The stories of how Earl Woods relentlessly trained his son into golfing greatness are for the most part well-known. His Green Beret background in Vietnam seem to have infiltrated his child-rearing strategies to a point verging on parental abuse. Of course the young Woods internalized the discipline and never seems to have rebelled openly.
The result was a kind of skewed childhood, in which relentlessly training replaced genuine affection and in which external achievement became the measure of self-worth. The level of involvement by Woods mother, Kultida, in that disciplining, gets a lot of attention here. Woods grew up and matured in a protective cocoon that spared him any of the normal responsibilities of maturation – no chores, no work expectations, nothing but golf, golf, golf, and in which everyone around him was supposed to facilitate his career.
Outside of golf he was something of a nerd – insecure, a stutterer in his youth, uncomfortable with schoolmates. From early on there was a sharp disjuncture between his lonely interior life and the pride, achievement and recognition he enjoyed on the golf course. Once he turned professional this gulf widened, and he seems to have filled the emotional gap with deep dives into military-style training, hanging out with fellow sports celebrities and reckless affairs outside his marriage.
Throughout his career Woods has endured – or indulged in? – an extraordinary level of publicity about his life. The scandal of serial infidelity that made news around the world in November 2009 included 21 consecutive cover stories on the tabloid “New York Post” - one more than the 9/11 tragedy evoked. The contradictory nature of life in such a bubble is expressed more subtly in a post on his website from March 2013 when Woods publicly acknowledged for the first time his burgeoning relationship with world-class skier Lindsey Vonn. “Over the last few months we have become very close and are now dating,” writes Woods. “We thank you for respecting our privacy.”

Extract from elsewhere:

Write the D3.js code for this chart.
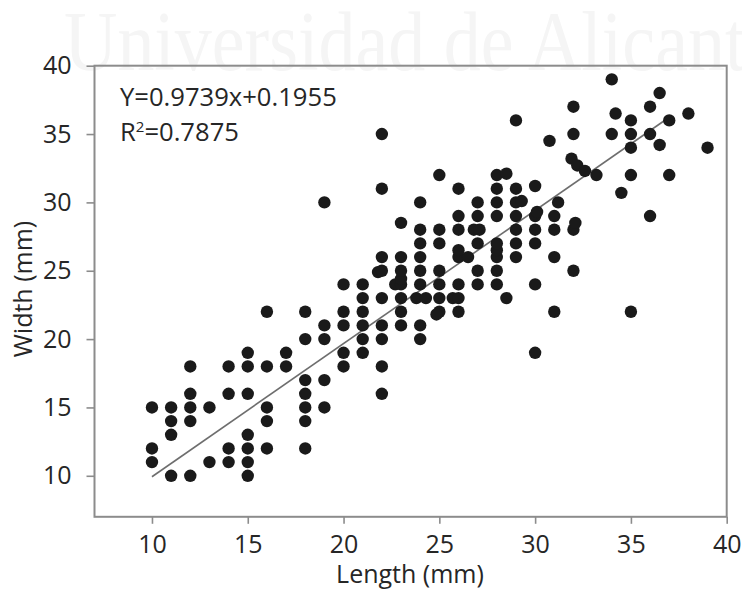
<!DOCTYPE html>
<html>
<head>
<meta charset="utf-8">
<script src="https://cdn.jsdelivr.net/npm/d3@7"></script>
<style>
    body { margin: 0; background: #fff; }
    svg { display: block; }
    text { font-family: "Open Sans", sans-serif; fill: #262626; }
</style>
</head>
<body>
<div id="chart"></div>
<script>
const lengths = [
    11, 12, 15,
    10, 13, 14, 15,
    10, 14, 15, 16, 18,
    11, 15,
    11, 12, 16, 18,
    10, 11, 12, 13, 16, 18, 19,
    12, 14, 15, 18, 22,
    18, 19,
    12, 14, 15, 16, 17, 20, 22,
    15, 17, 20, 21, 30,
    18, 19, 21, 22, 24,
    19, 20, 21, 22, 23, 24,
    16, 18, 20, 21, 23, 25, 26, 31, 35, 24.85,
    21, 22, 23, 23.8, 24.3, 25, 25.7, 26, 28.5,
    20, 21, 22.7, 23, 24, 25, 26, 27, 28, 30, 23,
    21.8, 22, 23, 24, 25, 27, 28, 32,
    22, 23, 24, 26, 26.5, 28, 29, 31, 26, 28,
    24, 25, 27, 28, 29, 30,
    24, 25, 26, 26.8, 27.1, 29, 30, 31, 32,
    26, 27, 28, 29, 30, 31, 36,
    23, 32.1, 30.1,
    19, 24, 27, 28, 29, 29.3, 31.2,
    22, 26, 28, 29,
    25, 28, 28.5, 35, 37, 30,
    31.9, 32.2, 32.6, 33.2, 34.5,
    22, 32, 34, 35, 36, 30.75, 35, 39, 36.5,
    29, 35, 37, 34.2, 38, 32, 36, 36.5, 34
];
const widths = [
    10, 10, 10,
    11, 11, 11, 11,
    12, 12, 12, 12, 12,
    13, 13,
    14, 14, 14, 14,
    15, 15, 15, 15, 15, 15, 15,
    16, 16, 16, 16, 16,
    17, 17,
    18, 18, 18, 18, 18, 18, 18,
    19, 19, 19, 19, 19,
    20, 20, 20, 20, 20,
    21, 21, 21, 21, 21, 21,
    22, 22, 22, 22, 22, 22, 22, 22, 22, 21.8,
    23, 23, 23, 23, 23, 23, 23, 23, 23,
    24, 24, 24, 24, 24, 24, 24, 24, 24, 24, 24.4,
    24.9, 25, 25, 25, 25, 25, 25, 25,
    26, 26, 26, 26, 26, 26, 26, 26, 26.5, 26.5,
    27, 27, 27, 27, 27, 27,
    28, 28, 28, 28, 28, 28, 28, 28, 28,
    29, 29, 29, 29, 29, 29, 29,
    28.5, 28.5, 29.3,
    30, 30, 30, 30, 30, 30.1, 30,
    31, 31, 31, 31,
    32, 32, 32.1, 32, 32, 31.2,
    33.2, 32.7, 32.3, 32, 30.7,
    35, 35, 35, 35, 35, 34.5, 34, 34, 34.2,
    36, 36, 36, 36.5, 36.5, 37, 37, 38, 39
];
const tickValues = [10, 15, 20, 25, 30, 35, 40];
const fitLengths = [10, 37];
const fitWidths = [9.93, 36.23];

const width = 742;
const height = 590;

const svg = d3.select("#chart")
    .append("svg")
    .attr("width", width)
    .attr("height", height);

// watermark, squeezed sideways like the scanned one
svg.append("text")
    .attr("transform", "translate(64,70) scale(0.88,1)")
    .style("font-family", "'Liberation Serif', serif")
    .style("font-size", "84px")
    .style("fill", "#f5f5f5")
    .text("Universidad de Alicante");

const xScale = d3.scaleLinear().domain([7, 40]).range([94.5, 726.7]);
const yScale = d3.scaleLinear().domain([7, 40]).range([516.8, 65.7]);

svg.append("rect")
    .attr("x", xScale(7))
    .attr("y", yScale(40))
    .attr("width", xScale(40) - xScale(7))
    .attr("height", yScale(7) - yScale(40))
    .attr("fill", "none")
    .attr("stroke", "#8c8c8c")
    .attr("stroke-width", 2);

svg.append("g")
    .attr("transform", `translate(0,${yScale(7)})`)
    .call(d3.axisBottom(xScale).tickValues(tickValues).tickSize(7).tickPadding(11).tickSizeOuter(0));

svg.append("g")
    .attr("transform", `translate(${xScale(7)},0)`)
    .call(d3.axisLeft(yScale).tickValues(tickValues).tickSize(8).tickPadding(15).tickSizeOuter(0));

svg.selectAll(".domain").attr("stroke", "none");
svg.selectAll(".tick line").attr("stroke", "#8c8c8c").attr("stroke-width", 1.6);
svg.selectAll(".tick text")
    .style("font-family", "'Open Sans', sans-serif")
    .style("font-size", "25px")
    .style("fill", "#262626");

const line = d3.line()
    .x(d => xScale(d[0]))
    .y(d => yScale(d[1]));

svg.append("path")
    .attr("d", line(d3.zip(fitLengths, fitWidths)))
    .attr("fill", "none")
    .attr("stroke", "#6e6e6e")
    .attr("stroke-width", 1.6);

svg.selectAll(".dot")
    .data(d3.zip(lengths, widths))
    .enter().append("circle")
    .attr("class", "dot")
    .attr("cx", d => xScale(d[0]))
    .attr("cy", d => yScale(d[1]))
    .attr("r", 6.2)
    .attr("fill", "#1a1a1a");

svg.append("text")
    .attr("x", 120)
    .attr("y", 106)
    .style("font-size", "25.6px")
    .text("Y=0.9739x+0.1955");

const rSquared = svg.append("text")
    .attr("x", 120)
    .attr("y", 141)
    .style("font-size", "25.6px");
rSquared.append("tspan").text("R");
rSquared.append("tspan").attr("dy", -9).style("font-size", "15px").text("2");
rSquared.append("tspan").attr("dy", 9).text("=0.7875");

svg.append("text")
    .attr("x", 410)
    .attr("y", 583)
    .attr("text-anchor", "middle")
    .style("font-size", "25px")
    .text("Length (mm)");

svg.append("text")
    .attr("transform", "translate(32,289) rotate(-90)")
    .attr("text-anchor", "middle")
    .style("font-size", "25px")
    .text("Width (mm)");
</script>
</body>
</html>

We’re accustomed to the idea of the flawed genius. A whole popular literature has emerged about the way character flaws accompany the highly gifted savant. The virtue of this biography is that instead of falling back on such homilies, we take a deep dive into the details of his personal story, both tragic and heroic. At the same tie, we are privy to the development of Woods’ remarkable capacity for recovery. And now, at the age of 42, he seems to have figured out that that the path to redemption is not just about achievement between the ropes but off the course as well. Listening to him these days, he certainly sounds humbled and self-effacing. That’s a long way from the days when he wouldn’t even begrudge his friends a moment of recognition – skipping, for example, his one-time friend and neighbor Mark O’Meara’s induction into the World Golf Hall of Fame in 2010.
Lately, a new Woods has emerged. He seems to be having fun on the golf course. He’s enjoying the challenge of a comeback and not giving inquiring questioners in the media the famous death stare that was part of his arsenal of control. He is emerging as a more complete person from a succession of injuries, domestic scandal, painkillers and scar tissue from borderline parental abuse.
He’s already proven to be a remarkably resilient, determined athlete whose accomplishments have exceeded all known limitations of a notoriously finicky sport. Nothing about him has been normal. Least of all the sound of his golf shots.